Project: Classify Song Genres from Audio Data Using Different Binary Classifiers

1. Introduction

These recommendations are so on point! How does this playlist know me so well?

Over the past few years, streaming services with huge catalogs have become the primary means through which most people listen to their favorite music. But at the same time, the sheer amount of music on offer can mean users might be a bit overwhelmed when trying to look for newer music that suits their tastes.

For this reason, streaming services have looked into means of categorizing music to allow for personalized recommendations. One method involves direct analysis of the raw audio information in a given song, scoring the raw data on a variety of metrics. Today, we'll be examining data compiled by a research group known as The Echo Nest. Our goal is to look through this dataset and classify songs as being either 'Hip-Hop' or 'Rock' - all without listening to a single one ourselves. In doing so, we will learn how to clean our data, do some exploratory data visualization, and use feature reduction towards the goal of feeding our data through some simple machine learning algorithms, such as decision trees and logistic regression.

2. Datasets

To begin with, let's load the metadata about our tracks alongside the track metrics compiled by The Echo Nest. A song is about more than its title, artist, and number of listens. We have another dataset that has musical features of each track such as danceability and acousticness on a scale from -1 to 1. These exist in two different files, which are in different formats - CSV and JSON. While CSV is a popular file format for denoting tabular data, JSON is another common file format in which databases often return the results of a given query.

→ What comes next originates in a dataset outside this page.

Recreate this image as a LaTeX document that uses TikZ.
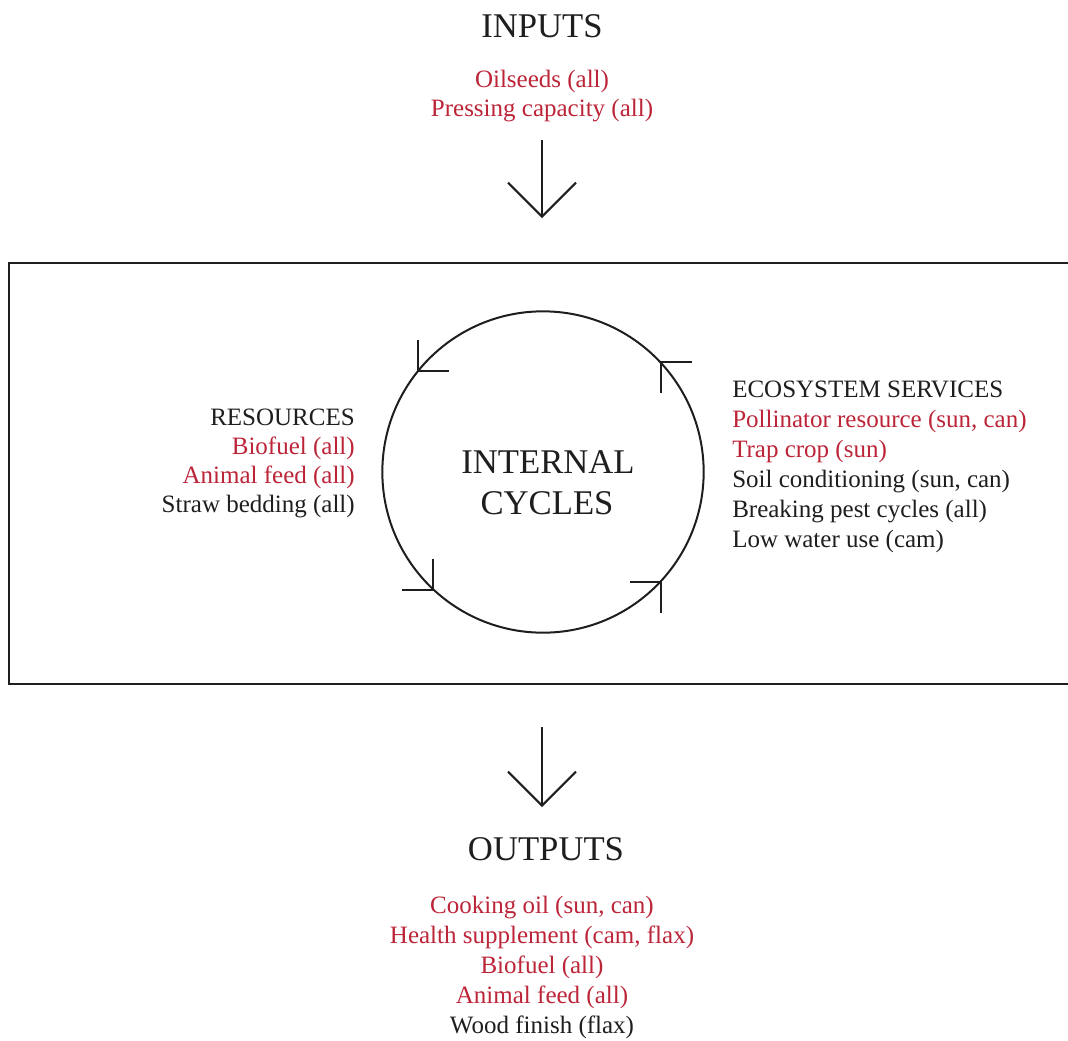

Datasets are located in tracks and echonest_metrics.

Let's start by creating two pandas DataFrames out of these files that we can merge so we have features and labels (often also referred to as X and y) for the classification later on.

3. Normalizing the feature data

As mentioned earlier, it can be particularly useful to simplify our models and use as few features as necessary to achieve the best result. Since we didn't find any particular strong correlations between our features, we can instead use a common approach to reduce the number of features called principal component analysis (PCA).

It is possible that the variance between genres can be explained by just a few features in the dataset. PCA rotates the data along the axis of highest variance, thus allowing us to determine the relative contribution of each feature of our data towards the variance between classes.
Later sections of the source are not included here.